Volatility in the markets for various forms of energy is nothing new. Prices react to a variety of factors including the weather, political and economic developments, and speculation. While short term prices of individual commodities can be influenced by any of these factors, it is interesting to look at commodity prices relative to other similar commodities. One measure that is often examined is the relative price of natural gas compared to crude oil.
One barrel of crude oil has approximately six times the energy content of one thousand cubic feet (mcf) of natural gas. However, for a variety of reasons, the pricing relationship between oil and natural gas is almost never exactly six to one. Oil is a global commodity while natural gas is generally considered a commodity that is more influenced by local production and consumption trends. However, as we pointed out last October, natural gas can sometimes serve as a substitute for oil so one would expect that cheap natural gas would generate long term substitution.
The chart below shows the ratio of one barrel of West Texas Intermediate crude oil to one mcf of natural gas since January 2008. In our previous article on natural gas, we provide a longer term view of the ratio.
The current spike in the ratio has been caused by crude oil prices sustaining a move above the $80 per barrel level while natural gas prices have collapsed due to the arrival of warmer weather, reports of plentiful inventories, and continued high expectations for increased productions from unconventional domestic sources such as shale extraction.
$6 Natural Gas to Earn a 5 to 10 Percent Return?
Earlier this week, Contango Oil & Gas Chairman and CEO Kenneth R. Peak gave a presentation at an industry event in New Orleans and reiterated his belief that the industry generally needs approximately $6 gas in order to generate a relatively modest rate of return. In addition, Mr. Peak believes that the industry may be drilling its way to $2 to $4 gas.
Shale gas is far more expensive to extract compared to conventional sources. Despite the higher costs, shale has received considerable attention particularly in the months since Exxon announced plans to acquire XTO Energy. In the short run, it appears that the increased production of natural gas is likely to continue depressing the price of the fuel relative to crude oil. However, it is difficult to see a scenario in which the ratio of a barrel of crude to one mcf of natural gas can remain at 20 or above. In the past, prices of natural gas and oil have adjusted to result in a ratio that is more normally between 10 to 15.

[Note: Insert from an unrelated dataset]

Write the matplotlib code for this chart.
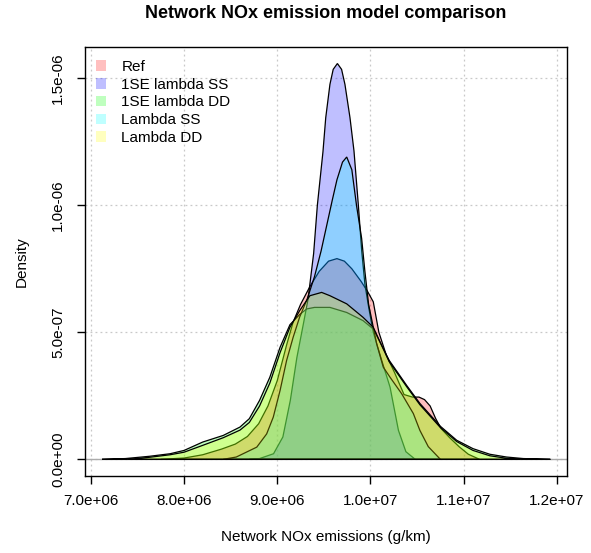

This may present an interesting arbitrage opportunity for those inclined to pursue such strategies. However, identifying low cost producers of natural gas that can continue to generate profits even at low natural gas prices seems like a more conservative strategy. Reviewing the rest of Mr. Peak’s presentation indicates that Contango clearly falls into the category of low cost producer. Putting aside Contango’s interesting venture into gold mining (which may yet prove to be profitable, albeit unrelated to the company’s core competency), the company has pursued a disciplined capital allocation strategy over the years.
Disclosure: The author owns shares of Contango Oil & Gas Company.